If I am teaching a foreigner about American football, I will not begin by explaining the tuck rule. I will begin by explaining the way the field is set up and how a team operates and scores points. Then I would demonstrate basic offensive and defensive strategies. Only after that could I even begin to delve into the theory behind the game that led to implementation of the tuck rule. The universals must be understood before the particulars make sense.

I applaud the Common Core for wanting students to be able to really understand mathematical concepts without resorting to mere memorizing mnemonic phrases. However, this is only possible for the children who have first internalized and learned by heart these concepts, probably not elementary students. Humans simply cannot understand the “why” if they have not already memorized the “what”. There is a logical flow of universals to particulars, and not the other way around. Students should have their times tables down before they can theorize about why exactly they work the way they do. Not that they shouldn’t understand the why, but it comes after the what.

Beyond bad educational theory, the worldview behind the Common Core standards is deeply flawed. And the effects will be devastating. The next generation will grow up understanding that the basic facts and laws governing the world aren’t important, their own explanations for them are. This destroys the one of the main ideas of education thus far: teaching the universals of human behavior, mathematical concepts, scientific phenomena, etc. and then discussing how they apply in particular situations. Instead, each particular will be discussed, and students will be asked to come up with a way that it can be rationalized.

When a man kills another man, outside of wartime or without the benefit of a trial, this action is known as murder. Murder is always wrong. We know this because of our understanding of the universal sacredness of human life. The particular circumstances don’t necessarily matter. The Common Core is symptomatic of a new push to remove the profundity of universals from the human mind and move in the direction of personal justification. The students educated in this manner will have a much more difficult time arriving on a standard of morality for society, if they are interested in one at all. If my reasons for murdering my neighbor happened to be better liked in a courtroom than the opposing argument, then I may very well go free. A world in which universals are no longer applied or valued is a world in which order dies.
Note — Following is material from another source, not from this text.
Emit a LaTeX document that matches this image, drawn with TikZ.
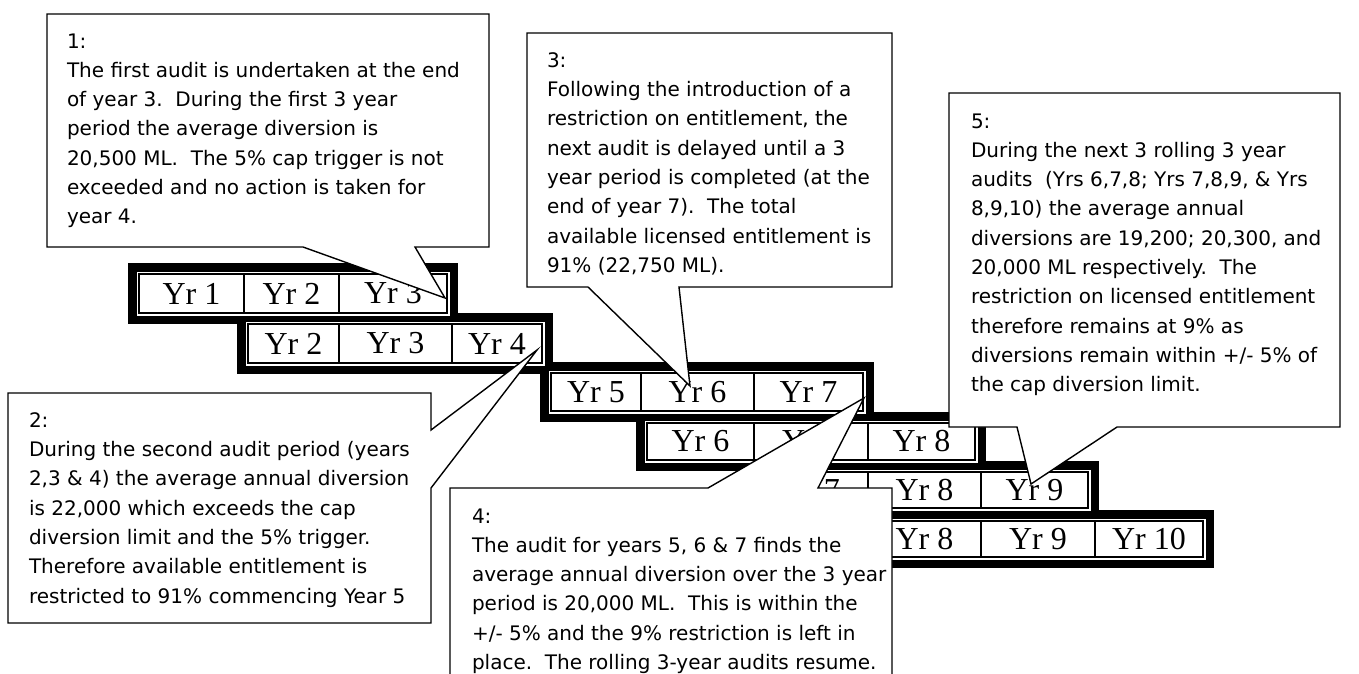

I highly doubt this is what the creators of the Common Core had in mind when developing the curriculum. They more than likely truly believe that they are accomplishing good. The problem is, they have fallen prey to their own philosophy. They look at the particular problem: falling international competitiveness for American schools, and try a particular solution without examining the universal principles behind good education. The question is: if the leaders in American thought can be so shortsighted about an issue as fundamental as education, where else is the country failing?